Seeley Street Deli, with Nat and Reenie. They both had tatoos from a concentration camp on their forearms.
Playing tag on The Rocks over by the 16th street entrance to the park. Sometime in the early 1980’s the Park Department removed some of the rocks because they had just become a place for kids to smash bottles.
The Huns. The Saxons.
The smell from somewhere — was it the Pilgrim Laundry? Hamilton Avenue dump? The ritzy apartment building over on Prospect Park Southwest burning garbage? Black flakes falling like snow. Newspaper remnants.
That neighborhood, between 9th Ave, PPW, Prospect Ave, Seeley Street, and the Park, was my world.
Emmett,
Good stuff…but, the candy store on 9th was Ray and Otto’s, not Raisin Otto’s. Probably the way everyone said it made it sound like Raisin. Ray was the woman, Otto the man. She might’ve spelled it ‘Rae’.

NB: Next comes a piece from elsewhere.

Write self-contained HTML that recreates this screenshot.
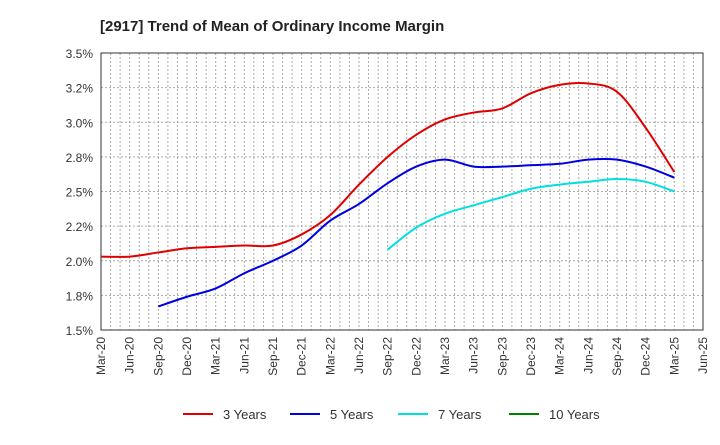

Jeez, I know it was Ray and Otto’s! But nobody, NOBODY, pronounced it that way. Just as Prospect Park West is 9th Avenue, and you could always tell someone from out of town by that…
Good stuff…Didn’t mean to insult your intelligence. Just from your posting it sounded like you didn’t know the name of the store. Have a good day!
Hello Betty,
I just went on again after 1 yr, Eileen said to go on again.
Well, do you remember women were not allowed through the front door of Farrell’s. I remember I would go up to the side door when my father got paid, I was about 10 yrs old. I would call him because he stayed at the end of the bar talking to Danny from the side door. I knew I could maybe get a quater from him as it was payday & he was in a “jovial mood.”
Great memories!!!!
Hi Arlene how are you doing, who ever knew you and I would ever have the same last name, Kelly!!!!!!!! I didnt know that was you until Eileen told u you were Arlene Kelly. Hows the girls, and your family doing?? We are great there enjoying my 4 gran children and enjoying life. Take care and nice chatting, althought its been a long time and today march 21 2009 just going back and rereading some of the good memories and came across you saying hello. Take care and be safe, great chatting.
steve volastro, i had your father as my teacher, i also had pete gillen,mcnally, brother vinny, they were all great teachersand well respected by our parents, but let me tell u they all hit pretty hard when we were out of order,1in thick wooden paddle, holy name was the best school,best people,true friends,you do not find that in many areas…Tommy Ryan
I just ran across this by accident (surfing for the past) and what wonderful memories. Joe’s Pizzaria (still there) Henry’s deli (best potato salad), the knishes, the soda shops, the park, Sanders Movie theatre and of course HNS.